Developer Tools

P-EAGLE: Faster LLM inference with Parallel Speculative Decoding in vLLM

New method generates multiple draft tokens in one pass, breaking a key bottleneck in fast inference.

Deep Dive

A new optimization called P-EAGLE (Parallel EAGLE) has been integrated into the popular vLLM inference engine, promising significant speedups for large language model (LLM) serving. The method enhances the existing EAGLE speculative decoding framework, which uses a smaller "drafter" model to predict several tokens ahead of the main LLM to reduce latency. However, EAGLE's drafting process was autoregressive, meaning it needed sequential forward passes—one for each token—creating a hidden bottleneck. P-EAGLE solves this by restructuring the drafter to generate all K draft tokens in a single, parallel forward pass, dramatically reducing overhead.

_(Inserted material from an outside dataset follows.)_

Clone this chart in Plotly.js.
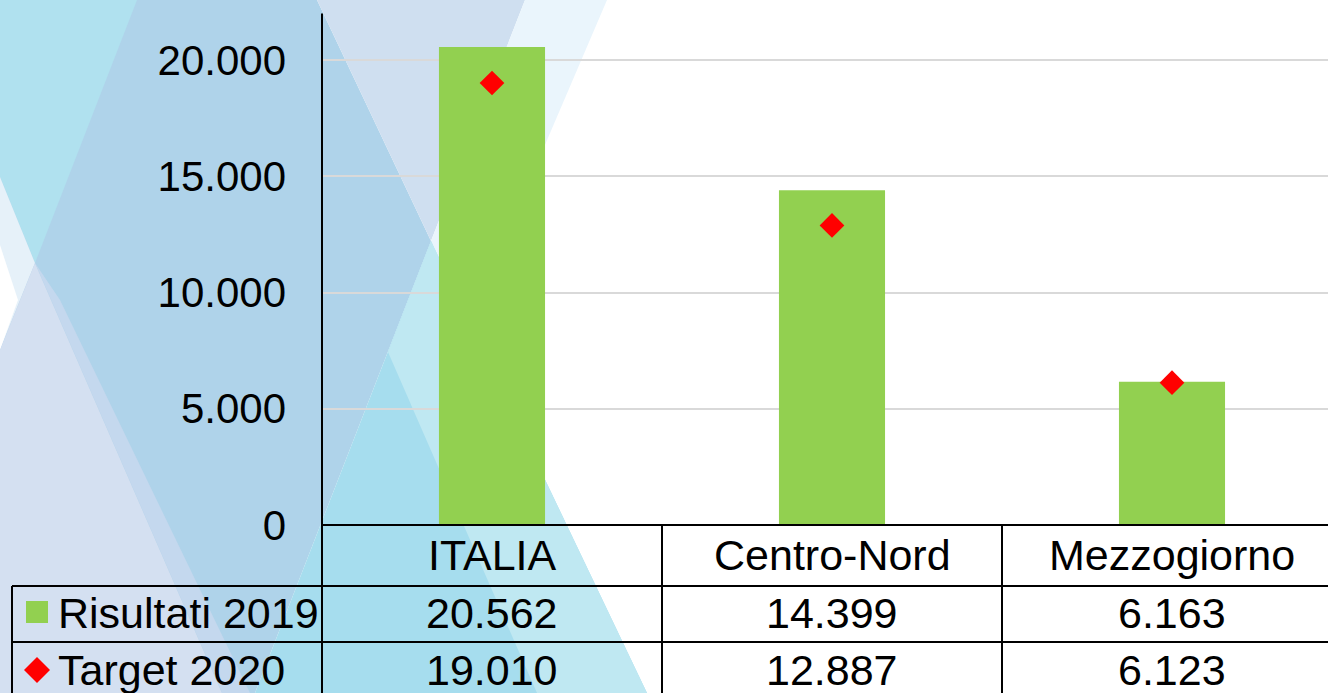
<!DOCTYPE html>
<html>
<head>
<meta charset="utf-8">
<script src="https://cdn.plot.ly/plotly-3.0.1.min.js"></script>
<style>html,body{margin:0;padding:0;background:#fff;overflow:hidden}</style>
</head>
<body>
<div id="chart" style="width:1328px;height:693px"></div>
<script>
// chart data
var categories = ["ITALIA", "Centro-Nord", "Mezzogiorno"];
var risultati2019 = [20562, 14399, 6163];
var target2020 = [19010, 12887, 6123];
var seriesNames = ["Risultati 2019", "Target 2020"];
var yTicks = [0, 5000, 10000, 15000, 20000];

var W = 1328, H = 693;
var FONT = "Liberation Sans, Arial, sans-serif";

// pixel -> paper (margins are 0, so paper == whole figure)
function px(x) { return x / W; }
function py(y) { return 1 - y / H; }
function poly(pts) {
  return "M " + pts.map(function (p) { return px(p[0]) + "," + py(p[1]); }).join(" L ") + " Z";
}
function fmt(v) {
  return String(v).replace(/\B(?=(\d{3})+(?!\d))/g, ".");
}

// decorative background stripes
var bg = [
  { pts: [[0, 0], [317, 0], [431, 241], [255, 693], [0, 693]], color: "#afd3ea" },
  { pts: [[317, 0], [525, 0], [431, 241]], color: "#cfdff0" },
  { pts: [[525, 0], [607, 0], [470, 320], [431, 241]], color: "#eaf5fc" },
  { pts: [[431, 241], [647, 693], [255, 693]], color: "#a6ddee" },
  { pts: [[388, 352], [431, 241], [647, 693], [537, 693]], color: "#bfe8f2" },
  { pts: [[0, 0], [137, 0], [35, 263], [0, 177]], color: "#b0e1ef" },
  { pts: [[0, 177], [35, 263], [0, 350]], color: "#e6f1f9" },
  { pts: [[0, 245], [18, 300], [0, 350]], color: "#ffffff" },
  { pts: [[0, 350], [35, 263], [222, 693], [0, 693]], color: "#d4e0f1" },
  { pts: [[35, 263], [60, 300], [250, 693], [222, 693]], color: "#c4d8ee" }
];

var shapes = bg.map(function (s) {
  return { type: "path", xref: "paper", yref: "paper", path: poly(s.pts),
           fillcolor: s.color, line: { width: 0 }, layer: "below" };
});

function hline(x0, x1, y) {
  return { type: "line", xref: "paper", yref: "paper", x0: px(x0), x1: px(x1), y0: py(y), y1: py(y),
           line: { color: "#000", width: 2 }, layer: "above" };
}
// table grid
shapes.push(hline(322, W, 525));
shapes.push(hline(12, W, 586));
shapes.push(hline(12, W, 642));
shapes.push({ type: "line", xref: "paper", yref: "paper", x0: px(322), x1: px(322), y0: py(13.5), y1: 0,
              line: { color: "#000", width: 2 }, layer: "above" });
shapes.push({ type: "line", xref: "paper", yref: "paper", x0: px(12), x1: px(12), y0: py(586), y1: 0,
              line: { color: "#000", width: 2 }, layer: "above" });
[0.5, 1.5].forEach(function (xv) {
  shapes.push({ type: "line", xref: "x", yref: "paper", x0: xv, x1: xv, y0: py(525), y1: 0,
                line: { color: "#000", width: 2 }, layer: "above" });
});
// legend keys in the table
shapes.push({ type: "rect", xref: "paper", yref: "paper", x0: px(26), x1: px(48), y0: py(601), y1: py(623),
              fillcolor: "#92d050", line: { width: 0 }, layer: "above" });
shapes.push({ type: "path", xref: "paper", yref: "paper",
              path: poly([[37, 657], [50, 670], [37, 683], [24, 670]]),
              fillcolor: "#ff0000", line: { width: 0 }, layer: "above" });

var annotations = [];
function cell(x, xref, y, text, anchor) {
  annotations.push({ x: x, xref: xref, y: py(y), yref: "paper", text: text, showarrow: false,
                     xanchor: anchor || "center", yanchor: "middle",
                     font: { family: FONT, size: 43, color: "#000" } });
}
categories.forEach(function (c, i) {
  cell(i, "x", 555, c);
  cell(i, "x", 613, fmt(risultati2019[i]));
  cell(i, "x", 670, fmt(target2020[i]));
});
cell(px(56), "paper", 613, seriesNames[0], "left");
cell(px(56), "paper", 670, seriesNames[1], "left");

var data = [
  {
    type: "bar",
    name: seriesNames[0],
    x: categories,
    y: risultati2019,
    width: 0.312,
    marker: { color: "#92d050", line: { width: 0 } },
    hoverinfo: "x+y+name"
  },
  {
    type: "scatter",
    mode: "markers",
    name: seriesNames[1],
    x: categories,
    y: target2020,
    marker: { symbol: "diamond", size: 19, color: "#ff0000", line: { width: 0 } },
    hoverinfo: "x+y+name"
  }
];

var layout = {
  width: W,
  height: H,
  margin: { l: 0, r: 0, t: 0, b: 0, autoexpand: false },
  paper_bgcolor: "#ffffff",
  plot_bgcolor: "rgba(0,0,0,0)",
  separators: ",.",
  showlegend: false,
  font: { family: FONT, size: 42, color: "#000" },
  xaxis: {
    type: "category",
    domain: [px(322), 1],
    range: [-0.5, -0.5 + (W - 322) / 340],
    showticklabels: false,
    showgrid: false,
    zeroline: false,
    showline: false
  },
  yaxis: {
    domain: [py(525), py(13.5)],
    range: [0, 22000],
    tickvals: yTicks,
    tickformat: ",d",
    ticks: "",
    ticklabelstandoff: 35,
    tickfont: { family: FONT, size: 42, color: "#000" },
    showgrid: true,
    gridcolor: "#d9d9d9",
    gridwidth: 2,
    zeroline: false,
    showline: false
  },
  shapes: shapes,
  annotations: annotations
};

Plotly.newPlot("chart", data, layout, { displayModeBar: false, staticPlot: true });
</script>
</body>
</html>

This architectural shift is now available in vLLM starting from version 0.16.0. Benchmarks on an NVIDIA B200 GPU show P-EAGLE achieving speedups of 1.05x to 1.69x over vanilla EAGLE-3 on models like GPT-OSS 20B across standard benchmarks. The integration is user-friendly: enabling it requires just a single configuration change (`parallel_drafting: true`) in the speculative config. Pre-trained P-EAGLE drafter heads are already hosted on HuggingFace for models including GPT-OSS 120B, GPT-OSS 20B, and Qwen3-Coder 30B, allowing teams to deploy the acceleration immediately.

The core innovation lies in P-EAGLE's two-step drafting process. After the target model processes the prompt, P-EAGLE captures its internal hidden states. The drafter then constructs parallel inputs for each draft position, using a combination of real token embeddings and these hidden states. For positions where future token data is unknown, it employs learned placeholder parameters. This allows the transformer layers to predict multiple future tokens simultaneously, breaking the linear scaling constraint of autoregressive drafting and unlocking higher speculation depths for greater speed.

Key Points
  • Generates all draft tokens in one parallel pass, removing EAGLE's sequential bottleneck.
  • Achieves up to 1.69x speedup over EAGLE-3 on GPT-OSS 20B using an NVIDIA B200.
  • Integrated into vLLM v0.16.0; enable with a config flag and use pre-trained heads on HuggingFace.

Why It Matters

Lowers inference cost and latency for production AI applications, making advanced LLMs more efficient to serve at scale.